As bad as this is for me, I imagine it’s worse for my kids, who really should just feel lucky that I don’t make them wear helmets in the car, or at least be bundled up for protection like that poor kid Randall in The Christmas Story. Probably the entire time I’m driving them anywhere, they think they are being chauffeured by Yosemite Sam as I’m trying to keep the responsive cursing under control and under my breath.
No one uses turning signals (yeah, my dad will fit right in here). There are very few signs that mark one-way roads, or even the speed limit. And when I do actually see a speed limit sign, I actually laugh out loud. The idea that I can take my eyes off the road for even a second to check my speedometer is really funny. Any lulls that I do actually get while I’m driving I need for changing the song on iTunes. What little road/driving laws that might exist here are not enforced – there are no traffic police.
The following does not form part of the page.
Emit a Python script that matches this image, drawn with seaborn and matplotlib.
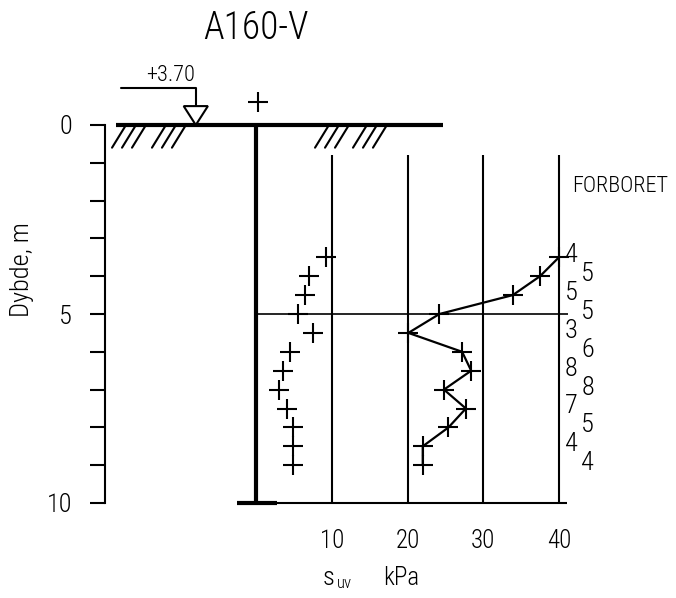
import matplotlib
matplotlib.use('Agg')
import matplotlib.pyplot as plt
import pandas as pd
import seaborn as sns

# vingeboring A160-V
depth = [3.5, 4.0, 4.5, 5.0, 5.5, 6.0, 6.5, 7.0, 7.5, 8.0, 8.5, 9.0]
su_intact = [40.0, 37.5, 33.9, 24.2, 20.1, 27.2, 28.4, 24.8, 27.7, 25.4, 22.0, 22.0]
su_remoulded = [9.2, 6.9, 6.4, 5.5, 7.5, 4.5, 3.5, 3.0, 4.0, 4.9, 4.9, 4.9]
sensitivity = [4, 5, 5, 5, 3, 6, 8, 8, 7, 5, 4, 4]
kpa_ticks = [10, 20, 30, 40]
depth_ticks = [0, 5, 10]
ground_level = '+3.70'
water_x = -8.0
predrilled_to = 5.0

df = pd.DataFrame({'depth': depth, 'su': su_intact, 'sur': su_remoulded})

sns.set_style('white')
plt.rcParams['font.family'] = ['Roboto Condensed', 'DejaVu Sans']
plt.rcParams['font.weight'] = 'light'
plt.rcParams['text.color'] = 'black'
plt.rcParams['xtick.color'] = 'black'
plt.rcParams['ytick.color'] = 'black'

fig = plt.figure(figsize=(6.76, 5.98), dpi=100)
ax = fig.add_axes([105 / 676, 95 / 598, 529.6 / 676, 378 / 598])

sns.scatterplot(data=df, x='sur', y='depth', marker='+', s=196, color='black',
                linewidth=1.5, legend=False, ax=ax, zorder=4)
sns.lineplot(data=df, x='su', y='depth', sort=False, estimator=None, color='black',
             lw=1.6, marker='+', markersize=14, markeredgewidth=1.5,
             markeredgecolor='black', ax=ax, zorder=4)

ax.set_xlim(-20, 50)
ax.set_ylim(10, 0)
ax.set_xlabel('')
ax.set_ylabel('')

# grid, borehole, ground
ax.vlines(kpa_ticks, 0.8, 10, color='black', lw=1.5)
ax.hlines(predrilled_to, 0, 41.2, color='black', lw=1.2)
ax.vlines(0, 0, 10, color='black', lw=3, clip_on=False)
ax.hlines(10, -2.5, 41.0, color='black', lw=1.5, clip_on=False)
ax.hlines(10, -2.5, 2.7, color='black', lw=3, clip_on=False)
ax.hlines(0, -18.6, 24.7, color='black', lw=3, clip_on=False)

for g in [-19.07, -13.79, 7.76, 12.78]:
    for k in range(3):
        x0 = g + k * 1.32
        ax.plot([x0 + 1.72, x0], [0.04, 0.6], color='black', lw=1.5, clip_on=False)

# water level symbol
tri = plt.Polygon([(water_x, 0), (water_x - 1.6, -0.5), (water_x + 1.6, -0.5)],
                  closed=True, facecolor='white', edgecolor='black', lw=1.5,
                  clip_on=False, zorder=5)
ax.add_patch(tri)
ax.plot([-17.9, water_x, water_x], [-0.98, -0.98, -0.5], color='black', lw=1.5,
        clip_on=False)
ax.text(water_x - 0.1, -1.16, ground_level, ha='right', va='baseline', fontsize=16)

ax.plot([0.2], [-0.61], marker='+', ms=14, mew=1.5, color='black', clip_on=False)

ax.text(0, -2.28, 'A160-V', ha='center', va='baseline', fontsize=27)
ax.text(41.7, 1.77, 'FORBORET', ha='left', va='baseline', fontsize=16)

for i, (d, st) in enumerate(zip(depth, sensitivity)):
    xs = 41.6 if i % 2 == 0 else 43.8
    ax.text(xs, d + 0.13, str(st), ha='center', va='baseline', fontsize=19)

ax.text(8.8, 12.17, 's', ha='left', va='baseline', fontsize=19)
ax.text(10.7, 12.25, 'uv', ha='left', va='baseline', fontsize=12)
ax.text(16.75, 12.17, 'kPa', ha='left', va='baseline', fontsize=18)

fig.text(22 / 676, 1 - 270 / 598, 'Dybde, m', rotation=90, ha='center',
         va='center', fontsize=19)

ax.set_xticks(kpa_ticks)
ax.set_yticks(depth_ticks)
ax.set_yticks(range(11), minor=True)
ax.tick_params(axis='x', length=0, pad=19, labelsize=18)
ax.tick_params(axis='y', which='both', direction='out', length=10.8, width=1.5,
               pad=13, labelsize=19, left=True)
for s in ['top', 'right', 'bottom']:
    ax.spines[s].set_visible(False)
ax.spines['left'].set_linewidth(1.5)
ax.spines['left'].set_color('black')
ax.patch.set_alpha(0)

fig.savefig('out.png', dpi=100)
Well, at least I’ve been told traffic cops do exist here but I’ve never seen any – which is probably a good thing because we’ve been warned about them.
Another frequent nightmare on this issue I’ve been having isn’t so much about how I’m going to survive driving in these conditions for the next 2 years and 10 months – it’s about how I am becoming one of these driving-Jekylls and how bad it’s going to be when I have to re-assimilate back to the U.S., where we do have orange safety-cones and laws and lane restrictions and traffic cops and polite drivers who will actually wave you in and then not proceed to psych you out by almost hitting you and clearly marked signs of where I can safety turn, park my car or even [gasp!] what the speed limit is.
When I get back to the U.S. I’m probably going to be hell on wheels, and when I do get pulled over for doing something that I had been doing every day here in Mexico just to survive, I very much doubt the police officer will accept my “surviving in Mexico for three years” excuse.
At this point in my future, I’m sure I’ll be back to looking like I do in photo 1.